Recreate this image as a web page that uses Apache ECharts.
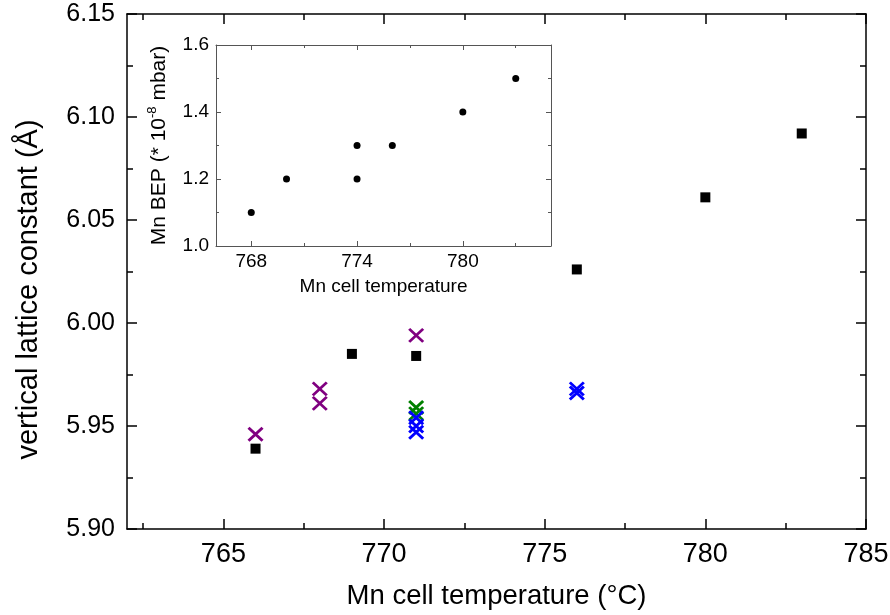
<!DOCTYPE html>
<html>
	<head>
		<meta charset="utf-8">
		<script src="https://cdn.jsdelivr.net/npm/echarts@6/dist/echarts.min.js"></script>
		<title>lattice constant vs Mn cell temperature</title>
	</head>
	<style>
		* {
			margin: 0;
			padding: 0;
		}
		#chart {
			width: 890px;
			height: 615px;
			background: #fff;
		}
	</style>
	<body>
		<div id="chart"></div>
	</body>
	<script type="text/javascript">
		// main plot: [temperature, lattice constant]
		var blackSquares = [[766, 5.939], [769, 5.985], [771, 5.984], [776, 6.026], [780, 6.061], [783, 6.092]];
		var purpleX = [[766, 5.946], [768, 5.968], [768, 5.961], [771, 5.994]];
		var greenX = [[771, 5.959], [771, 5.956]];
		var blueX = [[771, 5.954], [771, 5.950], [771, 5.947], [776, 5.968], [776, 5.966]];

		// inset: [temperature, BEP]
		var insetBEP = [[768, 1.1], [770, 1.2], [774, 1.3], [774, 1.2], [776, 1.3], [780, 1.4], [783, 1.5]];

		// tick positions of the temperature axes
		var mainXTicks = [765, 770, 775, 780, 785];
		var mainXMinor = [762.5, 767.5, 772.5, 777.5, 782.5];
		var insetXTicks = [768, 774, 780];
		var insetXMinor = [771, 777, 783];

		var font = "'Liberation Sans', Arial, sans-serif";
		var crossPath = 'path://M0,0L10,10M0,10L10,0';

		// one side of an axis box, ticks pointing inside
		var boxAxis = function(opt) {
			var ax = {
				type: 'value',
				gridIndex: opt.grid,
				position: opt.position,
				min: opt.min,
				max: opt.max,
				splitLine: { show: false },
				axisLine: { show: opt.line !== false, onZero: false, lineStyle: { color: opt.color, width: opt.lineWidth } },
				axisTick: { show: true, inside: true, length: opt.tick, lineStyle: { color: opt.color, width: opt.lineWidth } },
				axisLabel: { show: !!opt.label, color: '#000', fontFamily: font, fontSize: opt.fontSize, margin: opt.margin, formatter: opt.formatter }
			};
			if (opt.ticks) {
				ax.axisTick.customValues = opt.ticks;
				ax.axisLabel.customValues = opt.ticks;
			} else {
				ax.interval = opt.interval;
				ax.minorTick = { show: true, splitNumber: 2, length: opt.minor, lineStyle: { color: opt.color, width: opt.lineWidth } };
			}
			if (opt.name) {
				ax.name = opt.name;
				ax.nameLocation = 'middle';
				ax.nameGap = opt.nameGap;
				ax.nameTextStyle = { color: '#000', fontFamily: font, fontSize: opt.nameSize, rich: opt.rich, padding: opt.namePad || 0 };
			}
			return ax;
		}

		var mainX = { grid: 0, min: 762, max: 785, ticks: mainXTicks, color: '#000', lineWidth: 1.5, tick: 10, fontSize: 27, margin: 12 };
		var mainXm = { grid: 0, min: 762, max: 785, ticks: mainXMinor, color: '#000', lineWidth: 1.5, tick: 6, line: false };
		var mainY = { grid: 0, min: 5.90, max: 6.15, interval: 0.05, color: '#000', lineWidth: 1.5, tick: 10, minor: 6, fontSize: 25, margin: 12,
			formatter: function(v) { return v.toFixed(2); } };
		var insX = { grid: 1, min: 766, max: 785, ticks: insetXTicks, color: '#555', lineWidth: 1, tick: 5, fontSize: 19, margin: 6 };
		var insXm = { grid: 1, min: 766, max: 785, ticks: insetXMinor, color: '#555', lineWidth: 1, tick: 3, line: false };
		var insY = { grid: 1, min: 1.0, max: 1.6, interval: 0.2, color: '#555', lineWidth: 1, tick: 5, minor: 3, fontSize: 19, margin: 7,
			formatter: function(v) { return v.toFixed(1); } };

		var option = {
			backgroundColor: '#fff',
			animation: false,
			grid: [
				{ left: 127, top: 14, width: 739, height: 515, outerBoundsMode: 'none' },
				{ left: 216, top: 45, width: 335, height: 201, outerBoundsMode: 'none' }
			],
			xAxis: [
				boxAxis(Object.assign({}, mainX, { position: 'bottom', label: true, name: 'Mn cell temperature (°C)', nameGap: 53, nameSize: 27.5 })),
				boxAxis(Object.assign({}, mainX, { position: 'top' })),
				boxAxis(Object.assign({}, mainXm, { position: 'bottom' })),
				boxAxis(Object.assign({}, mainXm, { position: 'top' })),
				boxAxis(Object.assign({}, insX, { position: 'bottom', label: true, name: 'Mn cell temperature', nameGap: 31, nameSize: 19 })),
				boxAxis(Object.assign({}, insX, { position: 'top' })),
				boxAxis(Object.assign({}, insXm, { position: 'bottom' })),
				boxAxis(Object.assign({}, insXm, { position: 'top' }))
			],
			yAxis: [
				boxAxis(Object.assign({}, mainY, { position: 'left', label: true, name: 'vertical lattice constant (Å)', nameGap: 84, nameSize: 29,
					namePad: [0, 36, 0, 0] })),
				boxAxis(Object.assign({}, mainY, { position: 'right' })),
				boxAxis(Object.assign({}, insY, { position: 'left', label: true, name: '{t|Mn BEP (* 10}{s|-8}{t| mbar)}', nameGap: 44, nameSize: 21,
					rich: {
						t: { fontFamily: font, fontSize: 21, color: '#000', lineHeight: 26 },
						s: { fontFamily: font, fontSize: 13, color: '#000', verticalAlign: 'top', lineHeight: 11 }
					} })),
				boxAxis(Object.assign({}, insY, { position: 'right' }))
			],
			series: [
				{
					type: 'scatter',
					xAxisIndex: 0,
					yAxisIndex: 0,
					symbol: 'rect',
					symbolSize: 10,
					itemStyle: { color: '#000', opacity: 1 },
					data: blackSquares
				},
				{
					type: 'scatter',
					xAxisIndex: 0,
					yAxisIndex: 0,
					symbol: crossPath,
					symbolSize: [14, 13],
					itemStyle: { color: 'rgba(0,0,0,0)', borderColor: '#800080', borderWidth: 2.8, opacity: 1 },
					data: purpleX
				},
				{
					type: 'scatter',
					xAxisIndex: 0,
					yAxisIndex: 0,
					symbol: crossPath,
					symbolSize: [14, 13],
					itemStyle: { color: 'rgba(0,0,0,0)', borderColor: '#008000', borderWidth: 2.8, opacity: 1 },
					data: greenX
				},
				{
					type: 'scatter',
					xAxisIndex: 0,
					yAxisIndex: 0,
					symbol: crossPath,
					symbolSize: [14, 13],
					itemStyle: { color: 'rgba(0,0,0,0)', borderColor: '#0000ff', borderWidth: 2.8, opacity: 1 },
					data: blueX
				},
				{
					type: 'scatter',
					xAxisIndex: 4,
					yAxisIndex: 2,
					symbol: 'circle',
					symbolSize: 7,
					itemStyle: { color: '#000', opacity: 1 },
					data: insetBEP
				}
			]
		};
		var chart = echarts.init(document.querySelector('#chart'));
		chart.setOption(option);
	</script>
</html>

···

▸ **WHAT IS BEING ASKED**: Quote the material exactly. Pictures stay out.

▸ **WRITTEN REPLY**:
Recreate this image as a web page that uses Apache ECharts.
<!DOCTYPE html>
<html>
	<head>
		<meta charset="utf-8">
		<script src="https://cdn.jsdelivr.net/npm/echarts@6/dist/echarts.min.js"></script>
		<title>lattice constant vs Mn cell temperature</title>
	</head>
	<style>
		* {
			margin: 0;
			padding: 0;
		}
		#chart {
			width: 890px;
			height: 615px;
			background: #fff;
		}
	</style>
	<body>
		<div id="chart"></div>
	</body>
	<script type="text/javascript">
		// main plot: [temperature, lattice constant]
		var blackSquares = [[766, 5.939], [769, 5.985], [771, 5.984], [776, 6.026], [780, 6.061], [783, 6.092]];
		var purpleX = [[766, 5.946], [768, 5.968], [768, 5.961], [771, 5.994]];
		var greenX = [[771, 5.959], [771, 5.956]];
		var blueX = [[771, 5.954], [771, 5.950], [771, 5.947], [776, 5.968], [776, 5.966]];

		// inset: [temperature, BEP]
		var insetBEP = [[768, 1.1], [770, 1.2], [774, 1.3], [774, 1.2], [776, 1.3], [780, 1.4], [783, 1.5]];

		// tick positions of the temperature axes
		var mainXTicks = [765, 770, 775, 780, 785];
		var mainXMinor = [762.5, 767.5, 772.5, 777.5, 782.5];
		var insetXTicks = [768, 774, 780];
		var insetXMinor = [771, 777, 783];

		var font = "'Liberation Sans', Arial, sans-serif";
		var crossPath = 'path://M0,0L10,10M0,10L10,0';

		// one side of an axis box, ticks pointing inside
		var boxAxis = function(opt) {
			var ax = {
				type: 'value',
				gridIndex: opt.grid,
				position: opt.position,
				min: opt.min,
				max: opt.max,
				splitLine: { show: false },
				axisLine: { show: opt.line !== false, onZero: false, lineStyle: { color: opt.color, width: opt.lineWidth } },
				axisTick: { show: true, inside: true, length: opt.tick, lineStyle: { color: opt.color, width: opt.lineWidth } },
				axisLabel: { show: !!opt.label, color: '#000', fontFamily: font, fontSize: opt.fontSize, margin: opt.margin, formatter: opt.formatter }
			};
			if (opt.ticks) {
				ax.axisTick.customValues = opt.ticks;
				ax.axisLabel.customValues = opt.ticks;
			} else {
				ax.interval = opt.interval;
				ax.minorTick = { show: true, splitNumber: 2, length: opt.minor, lineStyle: { color: opt.color, width: opt.lineWidth } };
			}
			if (opt.name) {
				ax.name = opt.name;
				ax.nameLocation = 'middle';
				ax.nameGap = opt.nameGap;
				ax.nameTextStyle = { color: '#000', fontFamily: font, fontSize: opt.nameSize, rich: opt.rich, padding: opt.namePad || 0 };
			}
			return ax;
		}

		var mainX = { grid: 0, min: 762, max: 785, ticks: mainXTicks, color: '#000', lineWidth: 1.5, tick: 10, fontSize: 27, margin: 12 };
		var mainXm = { grid: 0, min: 762, max: 785, ticks: mainXMinor, color: '#000', lineWidth: 1.5, tick: 6, line: false };
		var mainY = { grid: 0, min: 5.90, max: 6.15, interval: 0.05, color: '#000', lineWidth: 1.5, tick: 10, minor: 6, fontSize: 25, margin: 12,
			formatter: function(v) { return v.toFixed(2); } };
		var insX = { grid: 1, min: 766, max: 785, ticks: insetXTicks, color: '#555', lineWidth: 1, tick: 5, fontSize: 19, margin: 6 };
		var insXm = { grid: 1, min: 766, max: 785, ticks: insetXMinor, color: '#555', lineWidth: 1, tick: 3, line: false };
		var insY = { grid: 1, min: 1.0, max: 1.6, interval: 0.2, color: '#555', lineWidth: 1, tick: 5, minor: 3, fontSize: 19, margin: 7,
			formatter: function(v) { return v.toFixed(1); } };

		var option = {
			backgroundColor: '#fff',
			animation: false,
			grid: [
				{ left: 127, top: 14, width: 739, height: 515, outerBoundsMode: 'none' },
				{ left: 216, top: 45, width: 335, height: 201, outerBoundsMode: 'none' }
			],
			xAxis: [
				boxAxis(Object.assign({}, mainX, { position: 'bottom', label: true, name: 'Mn cell temperature (°C)', nameGap: 53, nameSize: 27.5 })),
				boxAxis(Object.assign({}, mainX, { position: 'top' })),
				boxAxis(Object.assign({}, mainXm, { position: 'bottom' })),
				boxAxis(Object.assign({}, mainXm, { position: 'top' })),
				boxAxis(Object.assign({}, insX, { position: 'bottom', label: true, name: 'Mn cell temperature', nameGap: 31, nameSize: 19 })),
				boxAxis(Object.assign({}, insX, { position: 'top' })),
				boxAxis(Object.assign({}, insXm, { position: 'bottom' })),
				boxAxis(Object.assign({}, insXm, { position: 'top' }))
			],
			yAxis: [
				boxAxis(Object.assign({}, mainY, { position: 'left', label: true, name: 'vertical lattice constant (Å)', nameGap: 84, nameSize: 29,
					namePad: [0, 36, 0, 0] })),
				boxAxis(Object.assign({}, mainY, { position: 'right' })),
				boxAxis(Object.assign({}, insY, { position: 'left', label: true, name: '{t|Mn BEP (* 10}{s|-8}{t| mbar)}', nameGap: 44, nameSize: 21,
					rich: {
						t: { fontFamily: font, fontSize: 21, color: '#000', lineHeight: 26 },
						s: { fontFamily: font, fontSize: 13, color: '#000', verticalAlign: 'top', lineHeight: 11 }
					} })),
				boxAxis(Object.assign({}, insY, { position: 'right' }))
			],
			series: [
				{
					type: 'scatter',
					xAxisIndex: 0,
					yAxisIndex: 0,
					symbol: 'rect',
					symbolSize: 10,
					itemStyle: { color: '#000', opacity: 1 },
					data: blackSquares
				},
				{
					type: 'scatter',
					xAxisIndex: 0,
					yAxisIndex: 0,
					symbol: crossPath,
					symbolSize: [14, 13],
					itemStyle: { color: 'rgba(0,0,0,0)', borderColor: '#800080', borderWidth: 2.8, opacity: 1 },
					data: purpleX
				},
				{
					type: 'scatter',
					xAxisIndex: 0,
					yAxisIndex: 0,
					symbol: crossPath,
					symbolSize: [14, 13],
					itemStyle: { color: 'rgba(0,0,0,0)', borderColor: '#008000', borderWidth: 2.8, opacity: 1 },
					data: greenX
				},
				{
					type: 'scatter',
					xAxisIndex: 0,
					yAxisIndex: 0,
					symbol: crossPath,
					symbolSize: [14, 13],
					itemStyle: { color: 'rgba(0,0,0,0)', borderColor: '#0000ff', borderWidth: 2.8, opacity: 1 },
					data: blueX
				},
				{
					type: 'scatter',
					xAxisIndex: 4,
					yAxisIndex: 2,
					symbol: 'circle',
					symbolSize: 7,
					itemStyle: { color: '#000', opacity: 1 },
					data: insetBEP
				}
			]
		};
		var chart = echarts.init(document.querySelector('#chart'));
		chart.setOption(option);
	</script>
</html>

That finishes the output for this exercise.